— Start —
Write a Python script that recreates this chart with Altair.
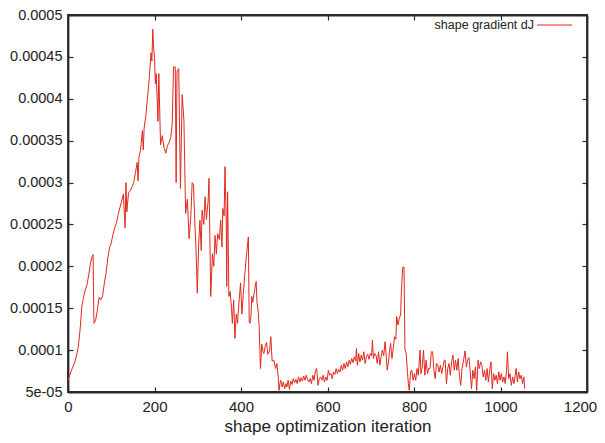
import altair as alt
import pandas as pd

# iteration numbers and shape gradient dJ (values in units of 1e-5)
iters = [
    0, 4, 8, 12, 16, 20, 24, 28, 32, 36, 40, 44, 48, 52, 56, 58, 60, 64, 68, 72,
    76, 80, 84, 88, 92, 96, 100, 104, 108, 112, 116, 120, 124, 128, 132, 134, 136, 140, 144, 148,
    152, 156, 160, 162, 164, 168, 172, 174, 176, 180, 184, 188, 192, 194, 196, 198, 200, 202, 204, 208,
    210, 214, 218, 222, 226, 230, 234, 238, 241, 244, 248, 250, 252, 256, 260, 264, 268, 272, 276, 280,
    284, 287, 290, 293, 296, 299, 302, 305, 308, 310, 314, 317, 320, 324, 326, 330, 334, 337, 340, 343,
    346, 350, 353, 356, 358, 361, 363, 366, 367, 369, 372, 375, 378, 380, 383, 386, 389, 392, 395, 399,
    402, 405, 409, 413, 417, 419, 421, 423, 425, 427, 431, 435, 437, 440, 442, 445, 448, 451, 453, 456,
    459, 462, 466, 469, 472, 476, 480, 483, 486, 488, 490, 492, 495, 498, 501, 504, 506, 509, 512, 515,
    518, 521, 524, 527, 530, 533, 536, 539, 542, 545, 548, 551, 554, 557, 560, 563, 566, 569, 572, 575,
    578, 581, 584, 587, 590, 593, 596, 599, 602, 605, 608, 611, 614, 617, 620, 623, 626, 629, 632, 635,
    638, 641, 644, 647, 650, 653, 656, 659, 662, 665, 667, 669, 672, 675, 678, 681, 684, 687, 690, 693,
    696, 699, 702, 704, 706, 709, 712, 715, 718, 721, 724, 727, 730, 733, 736, 738, 741, 744, 746, 749,
    752, 755, 758, 760, 763, 766, 769, 771, 774, 777, 779, 782, 785, 787, 789, 792, 795, 798, 801, 804,
    807, 810, 814, 816, 819, 822, 825, 828, 831, 834, 837, 840, 843, 846, 849, 852, 855, 858, 861, 864,
    867, 870, 872, 875, 878, 881, 884, 887, 890, 893, 896, 899, 902, 905, 908, 911, 914, 918, 921, 924,
    927, 930, 933, 936, 939, 942, 945, 948, 951, 954, 957, 960, 963, 966, 969, 972, 975, 978, 981, 984,
    987, 990, 993, 996, 999, 1002, 1005, 1008, 1011, 1014, 1016, 1019, 1022, 1025, 1028, 1031, 1034, 1036, 1039, 1042,
    1045, 1048, 1051, 1054, 1056,
]
grad_e5 = [
    6.4, 7.0, 7.6, 8.1, 8.6, 9.4, 10.5, 12.5, 15.2, 16.3, 17.2, 17.8, 19.0, 20.4, 21.2, 21.4, 13.2, 13.6, 14.8, 16.3,
    16.0, 16.5, 18.0, 19.2, 21.0, 22.2, 22.8, 23.8, 24.6, 25.2, 26.2, 27.0, 27.8, 28.6, 24.6, 30.0, 26.5, 28.8, 29.0, 29.5,
    30.0, 31.2, 32.4, 30.2, 33.0, 34.0, 36.2, 33.9, 36.5, 38.0, 40.2, 42.5, 45.5, 44.5, 48.3, 46.0, 45.0, 41.8, 43.0, 37.3,
    43.0, 34.5, 35.6, 34.2, 33.5, 34.4, 34.8, 35.5, 37.0, 43.8, 43.8, 30.0, 43.2, 43.6, 29.3, 40.5, 37.4, 26.3, 28.0, 23.3,
    26.0, 30.0, 29.8, 25.6, 22.0, 16.8, 22.5, 25.5, 21.9, 26.7, 25.0, 28.3, 25.6, 27.8, 30.5, 16.4, 21.5, 20.0, 23.7, 21.5,
    23.9, 23.2, 25.5, 22.3, 26.9, 26.0, 31.9, 25.0, 17.6, 28.9, 16.4, 17.0, 15.0, 13.2, 16.0, 11.4, 14.3, 13.2, 15.5, 18.0,
    14.3, 16.5, 19.2, 21.5, 23.5, 13.4, 13.2, 14.0, 16.4, 15.7, 17.0, 18.2, 15.7, 14.5, 12.8, 7.8, 10.7, 9.8, 9.6, 10.5,
    10.9, 9.5, 9.9, 11.6, 8.7, 8.8, 7.8, 8.4, 6.8, 5.2, 6.0, 6.4, 5.6, 6.2, 5.4, 6.0, 5.6, 6.4, 5.3, 6.3,
    5.9, 6.6, 6.1, 6.5, 6.0, 6.8, 6.2, 6.7, 6.3, 6.9, 6.4, 7.0, 6.5, 6.2, 6.6, 6.0, 7.0, 6.4, 7.5, 7.8,
    5.8, 6.6, 6.8, 6.4, 7.0, 6.2, 6.8, 6.4, 7.6, 7.0, 7.2, 6.6, 7.4, 7.1, 7.8, 7.2, 7.7, 7.4, 8.2, 7.6,
    8.4, 7.8, 8.6, 8.0, 8.8, 8.3, 9.0, 8.5, 9.2, 8.7, 10.2, 8.2, 9.6, 8.6, 9.4, 8.8, 9.8, 8.4, 9.2, 9.5,
    8.9, 9.6, 9.3, 11.2, 9.0, 9.6, 9.4, 8.4, 9.8, 8.2, 9.2, 10.0, 9.3, 11.0, 9.2, 7.6, 8.6, 10.2, 10.8, 9.0,
    10.2, 11.6, 11.3, 14.0, 13.0, 13.8, 14.2, 17.2, 19.9, 19.9, 10.0, 9.6, 7.2, 6.0, 5.2, 7.4, 7.6, 6.4, 7.2, 6.4,
    7.8, 7.0, 10.0, 7.2, 8.0, 10.0, 7.0, 8.8, 7.2, 7.8, 7.8, 9.8, 9.8, 7.6, 6.6, 8.4, 8.2, 7.4, 8.2, 7.2,
    8.0, 8.8, 8.8, 6.0, 7.8, 8.4, 7.0, 8.6, 9.4, 7.6, 8.8, 7.6, 9.0, 7.0, 5.8, 7.8, 8.6, 9.9, 8.0, 8.8,
    9.1, 7.4, 5.4, 7.6, 6.6, 8.0, 5.2, 8.8, 7.8, 8.6, 8.2, 6.8, 7.6, 6.4, 7.8, 6.2, 7.6, 8.6, 5.4, 7.2,
    6.4, 7.0, 6.0, 7.4, 6.4, 7.2, 6.2, 6.8, 6.0, 7.6, 9.8, 6.6, 7.2, 5.8, 6.8, 6.0, 7.0, 7.8, 6.2, 7.4,
    6.6, 7.0, 6.0, 6.8, 5.4,
]

x_ticks = [0, 200, 400, 600, 800, 1000, 1200]
y_ticks = [0.00005, 0.0001, 0.00015, 0.0002, 0.00025, 0.0003, 0.00035, 0.0004, 0.00045, 0.0005]
legend_label = ["shape gradient dJ"]

LINE_COLOR = "#e2281e"
FONT = "Liberation Sans"
FRAME = "#2b2b2b"
W, H = 519, 377

df = pd.DataFrame({"iteration": iters, "dJ": [v * 1e-5 for v in grad_e5]})

xscale = alt.Scale(domain=[0, 1200], nice=False, zero=False)
yscale = alt.Scale(domain=[0.00005, 0.0005], nice=False, zero=False)

common = dict(domain=True, domainColor=FRAME, domainWidth=1.8, ticks=True,
              tickColor=FRAME, tickWidth=1.2, tickSize=alt.ExprRef("-5"), grid=False)

line = alt.Chart(df).mark_line(color=LINE_COLOR, strokeWidth=1, clip=True).encode(
    x=alt.X("iteration:Q", scale=xscale,
            axis=alt.Axis(values=x_ticks, orient="bottom", format="d", labelPadding=12,
                          labelFlush=False, labelFontSize=15, labelFont=FONT, labelColor="#222",
                          labelOffset={"condition": {"test": "datum.value == 1200", "value": -7},
                                       "value": 0},
                          title="shape optimization iteration", titleFontSize=17, titlePadding=4,
                          titleFont=FONT, titleFontWeight="normal", titleColor="#222",
                          **common)),
    y=alt.Y("dJ:Q", scale=yscale,
            axis=alt.Axis(values=y_ticks, orient="left", labelFlush=False, title=None,
                          labelExpr="datum.value < 0.00006 ? '5e-05' : format(datum.value, '.2~r')",
                          labelPadding=11, labelFontSize=14.5, labelFont=FONT, labelColor="#222",
                          **common)),
)

yt = pd.DataFrame({"iteration": [0] * len(y_ticks), "dJ": y_ticks})
mirror = alt.Chart(yt).mark_point(opacity=0).encode(
    x=alt.X("iteration:Q", scale=xscale,
            axis=alt.Axis(values=x_ticks, orient="top", labels=False, title=None, **common)),
    y=alt.Y("dJ:Q", scale=yscale,
            axis=alt.Axis(values=y_ticks, orient="right", labels=False, title=None, **common)),
)

leg_df = pd.DataFrame({"label": legend_label})
leg_text = alt.Chart(leg_df).mark_text(align="right", baseline="middle", fontSize=12.5,
                                       font=FONT, color="#222").encode(
    text="label:N", x=alt.value(466), y=alt.value(10))
leg_line = alt.Chart(leg_df).mark_rule(color=LINE_COLOR, strokeWidth=1).encode(
    x=alt.value(469), x2=alt.value(504), y=alt.value(10))

chart = alt.layer(line, mirror, leg_text, leg_line).resolve_axis(
    x="independent", y="independent"
).properties(
    width=W, height=H,
    background="white",
    autosize=alt.AutoSizeParams(type="none"),
    padding={"left": 60, "top": 7, "right": 10, "bottom": 43},
).configure_view(stroke=FRAME, strokeWidth=1.8)

chart.save("out.html", embed_options={"renderer": "svg", "actions": False})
— End —
- [STATED EXERCISE]:
Your task is to reproduce exactly the lines from the start of the data above through the line containing "import pandas as pd", leaving every picture out.

- [THE COMPLETED TASK]:
Write a Python script that recreates this chart with Altair.
import altair as alt
import pandas as pd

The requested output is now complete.